Ralph Stirling Hodges (January 13, 1929 – June 8, 2014) was an American film actor. He was best known for playing Jerry in the 1947 serial film The Sea Hound.

== Life and career ==
Hodges was born in San Bernardino, California. His father was a real estate salesman. He began his screen career in the late 1930s, appearing in the Our Gang shorts. In 1940, he appeared in the film Young People, and in 1941, he appeared in two Our Gang shorts.

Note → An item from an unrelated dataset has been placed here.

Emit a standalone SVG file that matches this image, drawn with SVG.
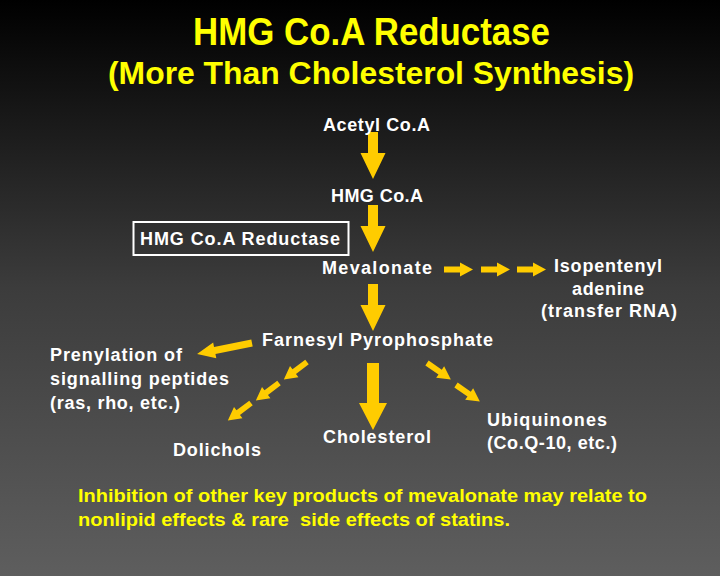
<svg xmlns="http://www.w3.org/2000/svg" xmlns:xlink="http://www.w3.org/1999/xlink" width="720" height="576" viewBox="0 0 720 576">
<defs>
<linearGradient id="bg" x1="0" y1="0" x2="0" y2="1">
<stop offset="0" stop-color="#000000"/>
<stop offset="0.5" stop-color="#3c3c3c"/>
<stop offset="1" stop-color="#5e5e5e"/>
</linearGradient>
<polygon id="small" points="0,-2.9 16,-2.9 16,-7 29,0 16,7 16,2.9 0,2.9"/>
<polygon id="down" points="-5,0 5,0 5,21 12.5,21 0,47 -12.5,21 -5,21"/>
</defs>
<style>
.t{font-family:"Liberation Sans",Arial,sans-serif;font-weight:bold;fill:#ffffff;font-size:18px}
.y{font-family:"Liberation Sans",Arial,sans-serif;font-weight:bold;fill:#ffff00}
.a{fill:#ffcc00}
</style>
<rect x="0" y="0" width="720" height="576" fill="url(#bg)"/>
<g id="title">
<text class="y" x="193" y="45" font-size="38" textLength="357" lengthAdjust="spacingAndGlyphs">HMG Co.A Reductase</text>
<text class="y" x="108" y="84" font-size="31" textLength="526" lengthAdjust="spacingAndGlyphs">(More Than Cholesterol Synthesis)</text>
</g>
<g id="connectors" class="a">
<use xlink:href="#down" transform="translate(373,132)"/>
<use xlink:href="#down" transform="translate(373,205)"/>
<use xlink:href="#down" transform="translate(373,284)"/>
<polygon points="367,363 379,363 379,403 387,403 373,430 359,403 367,403"/>
<use xlink:href="#small" transform="translate(444,269.5)"/>
<use xlink:href="#small" transform="translate(481,269.5)"/>
<use xlink:href="#small" transform="translate(517,269.5)"/>
<polygon points="0,-3.6 38,-3.6 38,-8 56,0 38,8 38,3.6 0,3.6" transform="translate(252,343) rotate(168.7)"/>
<use xlink:href="#small" transform="translate(307,362) rotate(143)"/>
<use xlink:href="#small" transform="translate(279,383) rotate(143)"/>
<use xlink:href="#small" transform="translate(251,403) rotate(143)"/>
<use xlink:href="#small" transform="translate(427,363) rotate(34.7)"/>
<use xlink:href="#small" transform="translate(456,385) rotate(34.7)"/>
</g>
<g id="acetyl"><text class="t" x="323" y="131" textLength="107" lengthAdjust="spacing">Acetyl Co.A</text></g>
<g id="hmgcoa"><text class="t" x="331" y="202" textLength="92" lengthAdjust="spacing">HMG Co.A</text></g>
<g id="reductase">
<rect x="133.5" y="222" width="215" height="33" fill="none" stroke="#ffffff" stroke-width="2"/>
<text class="t" x="140" y="245" textLength="200" lengthAdjust="spacing">HMG Co.A Reductase</text>
</g>
<g id="mevalonate"><text class="t" x="322" y="274" textLength="110" lengthAdjust="spacing">Mevalonate</text></g>
<g id="isopentenyl">
<text class="t" x="554" y="272" textLength="108" lengthAdjust="spacing">Isopentenyl</text>
<text class="t" x="572" y="295" textLength="72" lengthAdjust="spacing">adenine</text>
<text class="t" x="541" y="317" textLength="136" lengthAdjust="spacing">(transfer RNA)</text>
</g>
<g id="farnesyl"><text class="t" x="262" y="346" textLength="231" lengthAdjust="spacing">Farnesyl Pyrophosphate</text></g>
<g id="prenylation">
<text class="t" x="50" y="361" textLength="132" lengthAdjust="spacing">Prenylation of</text>
<text class="t" x="50" y="385" textLength="179" lengthAdjust="spacing">signalling peptides</text>
<text class="t" x="50" y="409" textLength="130" lengthAdjust="spacing">(ras, rho, etc.)</text>
</g>
<g id="dolichols"><text class="t" x="173" y="456" textLength="88" lengthAdjust="spacing">Dolichols</text></g>
<g id="cholesterol"><text class="t" x="323" y="443" textLength="108" lengthAdjust="spacing">Cholesterol</text></g>
<g id="ubiquinones">
<text class="t" x="487" y="426" textLength="120" lengthAdjust="spacing">Ubiquinones</text>
<text class="t" x="487" y="449" textLength="130" lengthAdjust="spacing">(Co.Q-10, etc.)</text>
</g>
<g id="note">
<text class="y" x="78" y="502" font-size="19" textLength="569" lengthAdjust="spacingAndGlyphs">Inhibition of other key products of mevalonate may relate to</text>
<text class="y" x="78" y="526" font-size="19" textLength="432" lengthAdjust="spacingAndGlyphs" xml:space="preserve">nonlipid effects &amp; rare  side effects of statins.</text>
</g>
</svg>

Later in his career, in 1947, Hodges starred as Jerry in the serial film The Sea Hound, starring along with Buster Crabbe, Jimmy Lloyd, Pamela Blake and Spencer Chan, and in 1949, he starred as Frank Farrell, the young rancher in the serial film Bruce Gentry – Daredevil of the Skies, starring along with Tom Neal, Judy Clark, Forrest Taylor, Hugh Prosser and Tris Coffin. He appeared in films such as Two Tickets to Broadway, Two-Dollar Bettor, Stars in My Crown, A Yank in Korea, Mysterious Island (as Herbert Brown), Heading for Heaven and Cheaper by the Dozen.

Hodges retired from acting in 1951, last appearing in the film A Millionaire for Christy. After retiring from acting, he served as a sergeant in the United States Air Force, and worked as a producer of The LeGarde Twins's shows on KTLA.

== Death ==
Hodges died on June 8, 2014, at his home in Big Bear Lake, California, at the age of 85.